— Start of Record list —
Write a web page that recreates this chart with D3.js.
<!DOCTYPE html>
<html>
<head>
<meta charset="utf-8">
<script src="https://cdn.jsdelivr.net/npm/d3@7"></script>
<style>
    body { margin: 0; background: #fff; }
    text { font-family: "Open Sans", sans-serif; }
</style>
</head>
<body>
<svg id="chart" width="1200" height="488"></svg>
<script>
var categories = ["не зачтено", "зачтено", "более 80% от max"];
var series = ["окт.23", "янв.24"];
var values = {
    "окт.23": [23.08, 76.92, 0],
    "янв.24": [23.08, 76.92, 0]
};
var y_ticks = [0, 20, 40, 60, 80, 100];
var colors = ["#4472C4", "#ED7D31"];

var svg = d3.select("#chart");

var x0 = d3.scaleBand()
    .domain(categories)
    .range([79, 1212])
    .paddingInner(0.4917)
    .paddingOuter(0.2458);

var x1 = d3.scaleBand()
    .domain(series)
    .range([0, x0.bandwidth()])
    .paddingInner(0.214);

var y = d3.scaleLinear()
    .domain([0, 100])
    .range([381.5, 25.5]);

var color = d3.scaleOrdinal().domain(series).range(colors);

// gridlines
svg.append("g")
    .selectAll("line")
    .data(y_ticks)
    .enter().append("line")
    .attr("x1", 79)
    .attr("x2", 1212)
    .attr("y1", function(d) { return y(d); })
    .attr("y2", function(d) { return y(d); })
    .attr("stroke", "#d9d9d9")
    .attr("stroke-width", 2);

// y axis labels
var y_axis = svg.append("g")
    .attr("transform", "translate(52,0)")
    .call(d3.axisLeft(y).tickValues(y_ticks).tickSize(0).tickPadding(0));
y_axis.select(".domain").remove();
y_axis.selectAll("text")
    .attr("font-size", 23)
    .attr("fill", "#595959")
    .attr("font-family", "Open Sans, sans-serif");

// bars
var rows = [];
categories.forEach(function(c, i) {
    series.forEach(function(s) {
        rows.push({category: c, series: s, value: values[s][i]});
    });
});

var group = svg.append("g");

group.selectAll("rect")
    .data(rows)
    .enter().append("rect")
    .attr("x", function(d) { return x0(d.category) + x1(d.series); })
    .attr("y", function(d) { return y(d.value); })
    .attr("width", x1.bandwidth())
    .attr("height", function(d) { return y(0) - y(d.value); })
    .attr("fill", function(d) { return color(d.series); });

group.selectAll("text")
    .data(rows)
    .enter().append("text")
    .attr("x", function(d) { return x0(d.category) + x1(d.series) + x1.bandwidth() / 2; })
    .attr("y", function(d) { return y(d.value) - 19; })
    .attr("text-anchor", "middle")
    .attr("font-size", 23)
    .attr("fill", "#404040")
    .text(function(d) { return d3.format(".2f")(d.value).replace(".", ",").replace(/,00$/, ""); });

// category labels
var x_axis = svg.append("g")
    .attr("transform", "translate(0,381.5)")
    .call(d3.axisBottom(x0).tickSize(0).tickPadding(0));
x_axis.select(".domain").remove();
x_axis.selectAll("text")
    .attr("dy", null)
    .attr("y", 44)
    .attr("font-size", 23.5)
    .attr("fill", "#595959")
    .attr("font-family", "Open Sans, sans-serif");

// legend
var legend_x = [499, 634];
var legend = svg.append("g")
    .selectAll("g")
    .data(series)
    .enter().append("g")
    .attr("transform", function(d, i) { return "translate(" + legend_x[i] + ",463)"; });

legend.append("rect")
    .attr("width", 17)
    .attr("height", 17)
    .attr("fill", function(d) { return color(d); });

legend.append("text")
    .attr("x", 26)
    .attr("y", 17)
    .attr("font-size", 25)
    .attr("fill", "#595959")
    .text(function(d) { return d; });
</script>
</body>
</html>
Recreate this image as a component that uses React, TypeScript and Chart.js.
— End of Record list —
→ Work instructions
Provide an exact reproduction of all the entries shown above.

→ Answer
Write a web page that recreates this chart with D3.js.
<!DOCTYPE html>
<html>
<head>
<meta charset="utf-8">
<script src="https://cdn.jsdelivr.net/npm/d3@7"></script>
<style>
    body { margin: 0; background: #fff; }
    text { font-family: "Open Sans", sans-serif; }
</style>
</head>
<body>
<svg id="chart" width="1200" height="488"></svg>
<script>
var categories = ["не зачтено", "зачтено", "более 80% от max"];
var series = ["окт.23", "янв.24"];
var values = {
    "окт.23": [23.08, 76.92, 0],
    "янв.24": [23.08, 76.92, 0]
};
var y_ticks = [0, 20, 40, 60, 80, 100];
var colors = ["#4472C4", "#ED7D31"];

var svg = d3.select("#chart");

var x0 = d3.scaleBand()
    .domain(categories)
    .range([79, 1212])
    .paddingInner(0.4917)
    .paddingOuter(0.2458);

var x1 = d3.scaleBand()
    .domain(series)
    .range([0, x0.bandwidth()])
    .paddingInner(0.214);

var y = d3.scaleLinear()
    .domain([0, 100])
    .range([381.5, 25.5]);

var color = d3.scaleOrdinal().domain(series).range(colors);

// gridlines
svg.append("g")
    .selectAll("line")
    .data(y_ticks)
    .enter().append("line")
    .attr("x1", 79)
    .attr("x2", 1212)
    .attr("y1", function(d) { return y(d); })
    .attr("y2", function(d) { return y(d); })
    .attr("stroke", "#d9d9d9")
    .attr("stroke-width", 2);

// y axis labels
var y_axis = svg.append("g")
    .attr("transform", "translate(52,0)")
    .call(d3.axisLeft(y).tickValues(y_ticks).tickSize(0).tickPadding(0));
y_axis.select(".domain").remove();
y_axis.selectAll("text")
    .attr("font-size", 23)
    .attr("fill", "#595959")
    .attr("font-family", "Open Sans, sans-serif");

// bars
var rows = [];
categories.forEach(function(c, i) {
    series.forEach(function(s) {
        rows.push({category: c, series: s, value: values[s][i]});
    });
});

var group = svg.append("g");

group.selectAll("rect")
    .data(rows)
    .enter().append("rect")
    .attr("x", function(d) { return x0(d.category) + x1(d.series); })
    .attr("y", function(d) { return y(d.value); })
    .attr("width", x1.bandwidth())
    .attr("height", function(d) { return y(0) - y(d.value); })
    .attr("fill", function(d) { return color(d.series); });

group.selectAll("text")
    .data(rows)
    .enter().append("text")
    .attr("x", function(d) { return x0(d.category) + x1(d.series) + x1.bandwidth() / 2; })
    .attr("y", function(d) { return y(d.value) - 19; })
    .attr("text-anchor", "middle")
    .attr("font-size", 23)
    .attr("fill", "#404040")
    .text(function(d) { return d3.format(".2f")(d.value).replace(".", ",").replace(/,00$/, ""); });

// category labels
var x_axis = svg.append("g")
    .attr("transform", "translate(0,381.5)")
    .call(d3.axisBottom(x0).tickSize(0).tickPadding(0));
x_axis.select(".domain").remove();
x_axis.selectAll("text")
    .attr("dy", null)
    .attr("y", 44)
    .attr("font-size", 23.5)
    .attr("fill", "#595959")
    .attr("font-family", "Open Sans, sans-serif");

// legend
var legend_x = [499, 634];
var legend = svg.append("g")
    .selectAll("g")
    .data(series)
    .enter().append("g")
    .attr("transform", function(d, i) { return "translate(" + legend_x[i] + ",463)"; });

legend.append("rect")
    .attr("width", 17)
    .attr("height", 17)
    .attr("fill", function(d) { return color(d); });

legend.append("text")
    .attr("x", 26)
    .attr("y", 17)
    .attr("font-size", 25)
    .attr("fill", "#595959")
    .text(function(d) { return d; });
</script>
</body>
</html>
Recreate this image as a component that uses React, TypeScript and Chart.js.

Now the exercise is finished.